Je vous partage ce post Facebook public de Romain Burrel parce qu’il est très important, et sa lecture m’en paraît tant indispensable que je me permets de le le recopier ici en entier.
J’en avais fini avec Lil Nas X. Jeté, classé, plié. Depuis ce concert pathétique au Zénith, ambiance karaoké TikTok, plus rien n’avait de goût. Les singles qui ont suivi son album Montero ressemblaient à des brouillons Spotify, et je m’étais dit : voilà, encore un one album wonder, un météore qui s’écrase plus vite qu’il n’a brillé. Internet l’avait rayé de ses playlists, j’ai fait pareil.

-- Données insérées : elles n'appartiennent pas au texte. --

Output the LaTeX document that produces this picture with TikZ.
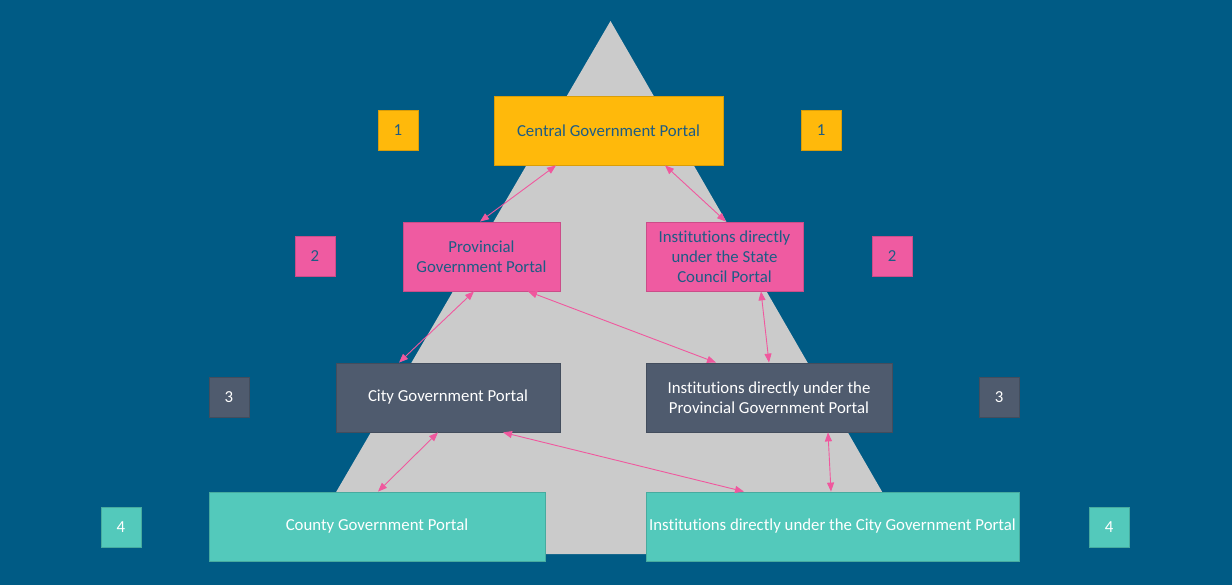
\documentclass[tikz,border=0pt]{standalone}
\usepackage{fontspec}
\setmainfont{Carlito}[Ligatures={NoCommon}]
\usetikzlibrary{arrows.meta}
\definecolor{bg}{HTML}{005B85}
\definecolor{tri}{HTML}{CBCBCB}
\definecolor{gold}{HTML}{FFB90B}
\definecolor{pinkc}{HTML}{EF5BA1}
\definecolor{slate}{HTML}{4F5B6E}
\definecolor{teal}{HTML}{53C9BB}
\definecolor{navytxt}{HTML}{1D5C85}
\definecolor{arr}{HTML}{F0589E}
\tikzset{
  box/.style={rectangle, inner sep=0pt, align=center, font=\fontsize{16.8}{20}\selectfont, line width=0.8pt},
  lvl1/.style={box, fill=gold, draw=gold!85!black, text=navytxt},
  lvl2/.style={box, fill=pinkc, draw=pinkc!85!black, text=navytxt},
  lvl3/.style={box, fill=slate, draw=slate!85!black, text=white},
  lvl4/.style={box, fill=teal, draw=teal!85!black, text=white},
  tag/.style={minimum width=40pt, minimum height=40pt},
  link/.style={draw=arr, line width=0.9pt, {Triangle[length=9pt,width=7pt]}-{Triangle[length=9pt,width=7pt]}}
}
\begin{document}
\begin{tikzpicture}[x=1pt,y=-1pt]
\fill[bg] (0,0) rectangle (1232,585);
\useasboundingbox (0,0) rectangle (1232,585);
\fill[tri] (610.5,21) -- (300,554) -- (918,554) -- cycle;

% level 1
\node[lvl1, minimum width=229pt, minimum height=69pt] (central) at (608.5,130.5) {Central Government Portal};
\node[lvl1, tag] (t1l) at (398,130) {1};
\node[lvl1, tag] (t1r) at (821,130) {1};

% level 2
\node[lvl2, minimum width=157pt, minimum height=69pt] (prov) at (481.5,256.5) {Provincial\\Government Portal};
\node[lvl2, minimum width=157pt, minimum height=69pt] (instsc) at (724.5,256.5) {Institutions directly\\under the State\\Council Portal};
\node[lvl2, tag] (t2l) at (315,256) {2};
\node[lvl2, tag] (t2r) at (892,256) {2};

% level 3
\node[lvl3, minimum width=224pt, minimum height=69pt] (city) at (448,397.5) {City Government Portal};
\node[lvl3, minimum width=246pt, minimum height=69pt] (instprov) at (769,397.5) {Institutions directly under the\\Provincial Government Portal};
\node[lvl3, tag] (t3l) at (229,397) {3};
\node[lvl3, tag] (t3r) at (999,397) {3};

% level 4
\node[lvl4, minimum width=336pt, minimum height=69pt] (county) at (377,526.5) {County Government Portal};
\node[lvl4, minimum width=373pt, minimum height=69pt] (instcity) at (832.5,526.5) {Institutions directly under the City Government Portal};
\node[lvl4, tag] (t4l) at (121,527) {4};
\node[lvl4, tag] (t4r) at (1109,527) {4};

% connectors
\draw[link] ([xshift=-52.5pt]central.south) -- ([xshift=-1.5pt]prov.north);
\draw[link] ([xshift=56.5pt]central.south) -- ([xshift=1.5pt]instsc.north);
\draw[link] ([xshift=-7.5pt]prov.south) -- ([xshift=-49pt]city.north);
\draw[link] ([xshift=46.5pt]prov.south) -- ([xshift=-53pt]instprov.north);
\draw[link] ([xshift=36.5pt]instsc.south) -- ([xshift=0pt]instprov.north);
\draw[link] ([xshift=-10pt]city.south) -- ([xshift=1pt]county.north);
\draw[link] ([xshift=55pt]city.south) -- ([xshift=-88.5pt]instcity.north);
\draw[link] ([xshift=59pt]instprov.south) -- ([xshift=-1.5pt]instcity.north);
\end{tikzpicture}
\end{document}
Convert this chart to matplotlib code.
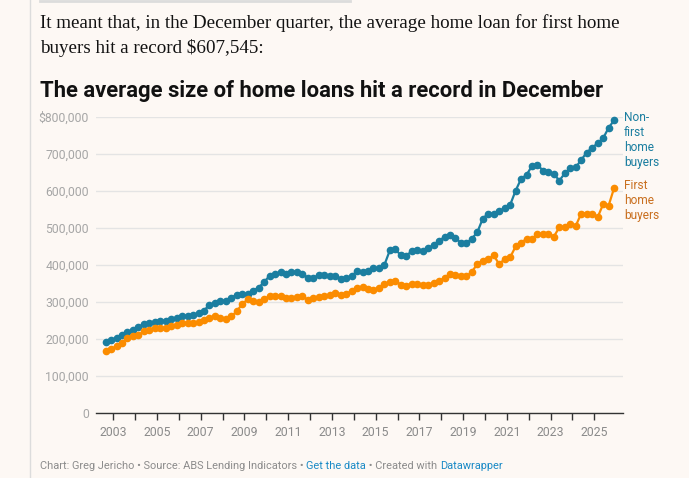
import numpy as np
import matplotlib
matplotlib.use("Agg")
import matplotlib.pyplot as plt
from matplotlib.lines import Line2D

# quarterly average loan size, Sep 2002 .. Dec 2025
start_year = 2002.65
non_first = [191.7, 198, 202.5, 211.5, 218.7, 225, 232, 241, 243, 245.7,
             249, 249, 254, 257, 261, 263, 264.6, 270, 277, 292.5,
             297, 302, 304, 312, 319.5, 322, 322, 331, 339, 354,
             371, 376, 380, 377, 381, 381.6, 377, 365, 366, 372,
             374, 369, 369, 363, 364, 371, 382.5, 381, 383, 390.6,
             391.5, 400.5, 440, 442, 426.6, 425, 437.5, 441, 436.5, 446.4,
             452.8, 464, 477, 480, 474, 459, 459, 471, 489, 525.6,
             539, 539, 546, 553.5, 562.6, 601, 632.8, 643.6, 668, 670.6,
             655, 650, 646, 628, 648, 661.6, 664, 684, 704, 717,
             729, 742.6, 770.5, 791]
first = [166.5, 173, 180, 189, 203, 207, 211.5, 220.5, 225, 229.5,
         231, 229.5, 234, 236.7, 243, 243, 243, 245.7, 252, 256.5,
         263, 256.5, 254, 261, 275, 295, 307, 302.4, 300.6, 308.7,
         315, 315, 316.8, 312, 312, 314, 315, 306, 309.6, 313,
         316.8, 319.5, 323, 318.6, 322, 329.4, 337.5, 340, 335.7, 333,
         339, 348, 353.7, 357, 346.5, 344, 350, 350, 346.5, 346.5,
         351, 358, 364.5, 376, 371.7, 370.8, 369, 381.6, 403, 412,
         416.7, 425.7, 402, 416.7, 421, 450, 459, 471.6, 470, 484,
         484, 485, 477, 502, 502, 512, 506, 539, 539, 539,
         529, 564, 560, 607.5]
year_ticks = list(range(2003, 2026))
y_ticks = [0, 100000, 200000, 300000, 400000, 500000, 600000, 700000, 800000]

quarters = start_year + 0.25 * np.arange(len(non_first))
non_first = np.array(non_first) * 1000
first = np.array(first) * 1000

bg = "#fdf8f4"
blue = "#1b7ea0"
orange = "#fb8c00"

plt.rcParams['font.family'] = ['Roboto', 'DejaVu Sans']
fig = plt.figure(figsize=(6.89, 4.78), dpi=100, facecolor=bg)
W, H = 689.0, 478.0

# page decorations
fig.add_artist(Line2D([30 / W, 30 / W], [0, 1], color="#dcdcdc", lw=1))
fig.add_artist(Line2D([40 / W, 350 / W], [1 - 1 / H, 1 - 1 / H], color="#dcdcdc", lw=2))

fig.text(40 / W, 1 - 28 / H, "It meant that, in the December quarter, the average home loan for first home",
         family=["Liberation Serif", "DejaVu Serif"], fontsize=13.7, color="#121212", va="baseline")
fig.text(40 / W, 1 - 53 / H, "buyers hit a record $607,545:",
         family=["Liberation Serif", "DejaVu Serif"], fontsize=13.7, color="#121212", va="baseline")
fig.text(40 / W, 1 - 97 / H, "The average size of home loans hit a record in December",
         fontsize=15.8, fontweight="bold", color="#111111", va="baseline")

ax = fig.add_axes([96 / W, 1 - 413 / H, (623 - 96) / W, (413 - 117) / H])
ax.set_facecolor(bg)
ax.set_xlim(2002.21, 2026.31)
ax.set_ylim(0, 800000)

ax.plot(quarters, non_first, color=blue, lw=1.6, marker="o", ms=4.5, clip_on=False, zorder=3)
ax.plot(quarters, first, color=orange, lw=1.6, marker="o", ms=4.5, clip_on=False, zorder=3)

for s in ["top", "right", "left"]:
    ax.spines[s].set_visible(False)
ax.spines["bottom"].set_color("#333333")
ax.spines["bottom"].set_linewidth(1)

ax.set_yticks(y_ticks)
ax.set_yticklabels(["$800,000" if v == 800000 else f"{v:,}" for v in y_ticks])
ax.tick_params(axis="y", length=0, pad=5, labelsize=8.8, labelcolor="#a6a6a6")
ax.yaxis.grid(True, color="#e4e4e4", lw=1)
ax.set_axisbelow(True)

ax.set_xticks(year_ticks)
ax.set_xticklabels([str(y) if y % 2 == 1 else "" for y in year_ticks])
ax.tick_params(axis="x", length=5, width=1, color="#333333", pad=4, labelsize=8.8, labelcolor="#8a8a8a")

# direct labels
ax.annotate("Non-\nfirst\nhome\nbuyers", (quarters[-1], non_first[-1]), xytext=(7, 6.5),
            textcoords="offset points", va="top", ha="left", fontsize=8.6,
            color=blue, linespacing=1.2, annotation_clip=False)
ax.annotate("First\nhome\nbuyers", (quarters[-1], first[-1]), xytext=(7, 6.5),
            textcoords="offset points", va="top", ha="left", fontsize=8.6,
            color="#c96f1f", linespacing=1.2, annotation_clip=False)

# footer, built piece by piece
fig.canvas.draw()
renderer = fig.canvas.get_renderer()
pieces = [("Chart: Greg Jericho • Source: ABS Lending Indicators • ", "#8c8c8c"),
          ("Get the data", "#1a8ac6"),
          (" • Created with ", "#8c8c8c"),
          ("Datawrapper", "#1a8ac6")]
x = 40 / W
for txt, col in pieces:
    t = fig.text(x, 1 - 469 / H, txt, fontsize=7.9, color=col, va="baseline")
    bb = t.get_window_extent(renderer)
    x = bb.x1 / fig.bbox.width

fig.savefig("out.png", dpi=100, facecolor=bg)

Publié le 27/08/2025 par Romain Burrel sur un post Facebook public
Mais le voir, récemment, déambuler en slip (pas nu, non, juste slip + santiags), ça m’a troué le cœur. J’ai pensé au Naked Cowboy de Times Square, ce monument kitsch redneck qu’on célèbre depuis vingt ans parce qu’il se balade en slip kangourou avec sa guitare sèche. Alors pourquoi lui, le cowboy blanc, est-il fun et folklorique, quand Lil Nas X, le cowboy noir et gay, devient objet de malaise ou de moquerie ? J’ai mon idée mais vous allez m’accuser de voir du racisme partout (Le racisme est partout).
La vérité, c’est que Lil Nas X va mal. Comme nous. Comme moi. Il croit qu’il gère la came mais pas du tout. Il se défonce, il décompense, il déraille. Mais lui quand il déconne, ça finit sur TMZ.
J’ai pensé à George Michael. Lui aussi cloué au pilori, humilié pour son goût du cruising ou de la MD dans la boîte à gants. La presse a vendu des giga tonnes de papier sur son dos. On s’est beaucoup moqué. Mais George était magique. Il avait ce don de transformer la honte en tube, la déchéance en flamboyance. Jusqu’à ce que la magie s’éteigne pour de bon.
En avril dernier, Lil Nas X postait un TikTok où il proclamait embrasser sa “flop era”. J’ai trouvé ça drôle sur le moment. Aujourd’hui, ça sonne sinistre. Ça me rappelle le documentaire de Questlove sur Sly Stone, dont le titre claque comme un couperet : le fardeau du génie noir. Ce soupçon permanent chez les artistes noirs que la chute est inévitable, même au sommet, parce que rien ne leur appartient vraiment, et qu’on peut tout leur reprendre en une seconde.
J’ai lâché Lil Nas X. Et je m’en veux. On dit que les pédés sont le public le plus loyal, mais c’est vrai uniquement pour les divas blondes et brushées, celles qui se relèvent toujours parce que nous tenons la corde pour elles.
On est capable de faire comme si Gloria Gaynor n’était pas républicaine mais pour Lil Nas, pas de filet. Pas de grâce accordée. Et vous savez pourquoi ? Parce qu’il nous ressemble trop. Et qu’on déteste se regarder dans une glace.
Ce manque de bienveillance pour notre prochain, et encore moins pour celui queer en encore encore moins pour celui non blanc, est flagrant, et je le trouve merveilleusement illustré par Romain ci-dessus. C’est fait avec autant plus d’impact que c’est bien écrit, concis et implacable (à mon goût).